Orange marmalade. Love it. If I didn’t like cooking so much I’d probably eat marmalade and buttered toast at least twice a day – followed by a mug of Britain’s finest black tea steeped for ages and drowned in (soy) milk. So if like me – and my Dutch hubby no less – you have a passion for marmalade, making your own is worth the little effort it takes. Just be sure to cut the orange slices as thin as possible and be patient while it simmers.

To store home-made marmalade I usually use clean empty mayonnaise jars that come with metal lids. They generally create a good vacuum seal, but glass jars with a metal undamaged resealable lids should work too. (Of course, one can also use proper preserves jars.) Which ever way you go, as the marmalade cools a metal lid will become concave. Later, when ready to spread on toast, the jar should open by gentle force and give a soft pop sound as the vacuum is released.

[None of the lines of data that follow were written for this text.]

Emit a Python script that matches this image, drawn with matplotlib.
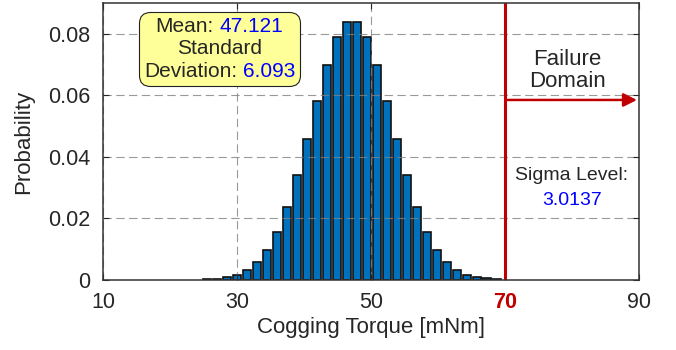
import numpy as np
import matplotlib.pyplot as plt
from matplotlib.offsetbox import TextArea, HPacker, VPacker, AnnotationBbox

plt.rcParams.update({
	'font.family': ['Liberation Sans', 'DejaVu Sans'],
	'font.size': 15.5,
})

# histogram of cogging torque samples (bin centres in mNm, probability per bin)
bin_centers = [25.52, 27.01, 28.50, 29.99, 31.48, 32.97, 34.46, 35.95, 37.44, 38.93,
			   40.42, 41.91, 43.40, 44.89, 46.38, 47.87, 49.36, 50.85, 52.34, 53.83,
			   55.32, 56.81, 58.30, 59.79, 61.28, 62.77, 64.26, 65.75, 67.24, 68.73]
probability = [0.0002, 0.0004, 0.0009, 0.0017, 0.0033, 0.0058, 0.0098, 0.0157, 0.0238, 0.0340,
			   0.0459, 0.0583, 0.0699, 0.0788, 0.0838, 0.0838, 0.0788, 0.0699, 0.0583, 0.0459,
			   0.0340, 0.0238, 0.0157, 0.0098, 0.0057, 0.0033, 0.0017, 0.0010, 0.0006, 0.0003]
mean_val = '47.121'
std_val = '6.093'
sigma_level = '3.0137'
limit = 70

xticks = [10, 30, 50, 70, 90]
yticks = [0, 0.02, 0.04, 0.06, 0.08]
ytick_labels = ['0', '0.02', '0.04', '0.06', '0.08']

red = '#C00000'
blue = '#0000FF'

fig = plt.figure(figsize=(6.76, 3.5), dpi=100)
ax = fig.add_axes([103/676, 70/350, 536/676, 277/350])

ax.bar(bin_centers, probability, width=1.2, color='#0072BD', edgecolor='#111111',
	   linewidth=1.2, zorder=1)

ax.set_xlim(10, 90)
ax.set_ylim(0, 0.09)
ax.set_xticks(xticks)
ax.set_yticks(yticks)
ax.set_yticklabels(ytick_labels)
ax.tick_params(direction='in', length=4, width=0.8, top=True, right=True, pad=9,
			   colors='#262626', labelcolor='#262626')
for lab in ax.get_xticklabels():
	if lab.get_text() == str(limit):
		lab.set_color(red)
		lab.set_fontweight('bold')

ax.set_axisbelow(False)
ax.grid(True, linestyle=(0, (7.5, 4)), color='0.5', alpha=0.8, linewidth=0.8)
for s in ax.spines.values():
	s.set_color('#333333')
	s.set_linewidth(1.1)
	s.set_zorder(5)

ax.set_xlabel('Cogging Torque [mNm]', fontsize=16, color='#262626')
ax.set_ylabel('Probability', fontsize=16, color='#262626')
ax.xaxis.set_label_coords(0.5, -0.135)
ax.yaxis.set_label_coords(-0.128, 0.5)

# failure limit and failure domain arrow
ax.axvline(limit, color=red, linewidth=2.2, zorder=4)
ax.annotate('', xy=(89.7, 0.0585), xytext=(70.4, 0.0585),
			arrowprops=dict(arrowstyle='-|>', color=red, lw=1.8, mutation_scale=20,
							shrinkA=0, shrinkB=0), zorder=4)
ax.text(79.36, 0.0681, 'Failure\nDomain', ha='center', va='center', fontsize=16,
		linespacing=1.05, color='#262626')
ax.text(80.0, 0.0339, 'Sigma Level:', ha='center', va='center', fontsize=14, color='#262626')
ax.text(80.0, 0.0257, sigma_level, ha='center', va='center', fontsize=14, color=blue)

# stats box with coloured numbers
tp = dict(fontsize=15, color='#262626')
tb = dict(fontsize=15, color=blue)
line1 = HPacker(children=[TextArea('Mean:', textprops=tp), TextArea(mean_val, textprops=tb)],
				sep=4, pad=0, align='baseline')
line2 = TextArea('Standard', textprops=tp)
line3 = HPacker(children=[TextArea('Deviation:', textprops=tp), TextArea(std_val, textprops=tb)],
				sep=4, pad=0, align='baseline')
stats = VPacker(children=[line1, line2, line3], sep=2.5, pad=0, align='center')
ab = AnnotationBbox(stats, (219.5, 301), xycoords='figure pixels', frameon=True,
					box_alignment=(0.5, 0.5), pad=0.5,
					bboxprops=dict(boxstyle='round,pad=0.25,rounding_size=0.55',
								   facecolor='#FFFF99', edgecolor='#222222', lw=0.8))
ab.set_zorder(6)
ax.add_artist(ab)

plt.savefig('out.png', dpi=100)
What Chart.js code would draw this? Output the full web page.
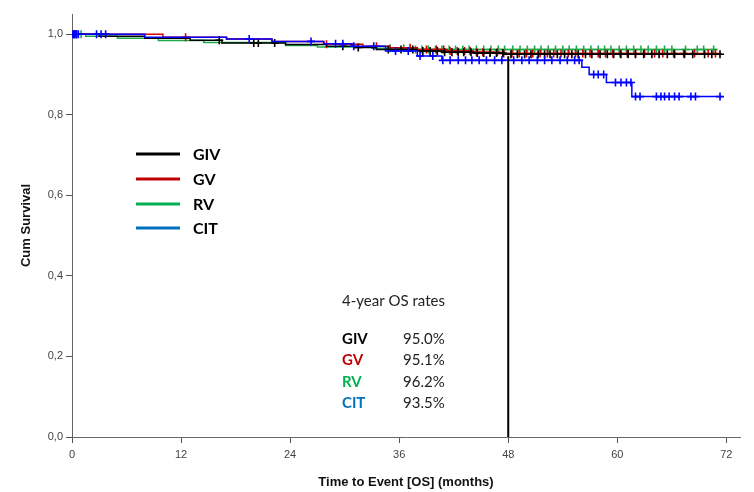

Then you know the seal worked.

When it doesn’t, yikes; if it’s been sitting in the pantry for a few months then better check the surface of the marmalade before sticking a spoon into it…

The volume of orange to sugar is about equal, so if you’re oranges are small, use two 🙂


1 large organic orange
130 g (⅔ cup) sugar


  • Sterilize a clean glass jar with metal screw-top lid (or a preserves jar) by submerging them in boiling water for ten minutes or; submerge the metal lid in boiling water and fill the glass jar a quarter-way up with water. Place the jar (but not the metal lid!) in the microwave for two minutes on high heat.
  • Scrub the outside of the orange.
  • Cut the whole orange in half, including the peel. Take out any pits, then cut the orange halves into half again. Cut together the peel and fruit segments into very thin slices.
  • Put the orange slices and sugar into a small heavy bottomed saucepan. Set over a low-medium flame. Bring to a gentle simmer, stirring all the time to prevent burning until the sugar melts. When the sugar has melted, adjust the flame so that the marmalade keeps simmering but is not boiling too fiercely. Using a wooden spoon, stir across the bottom of the pan at short intervals.
  • When the sugar becomes thick and syrupy, turn off the flame.
  • Empty the sterilized jar, being careful not to burn yourself, put it on a tray and pour in the hot marmalade. (Place a metal spoon into the jar whilst filling to prevent it from breaking. The spoon will act as a heat shock absorber.)
  • Clean the rim of the jar before putting on the lid.
  • Using oven-mits or a tea towel to prevent burning yourself, screw the lid on tightly and turn the jar upside down on the tray. Leave to cool down.
  • Clean the outside of the jar, check the lid is concave, and store in a cool, dark place.
  • Unopened, it will keep for ages.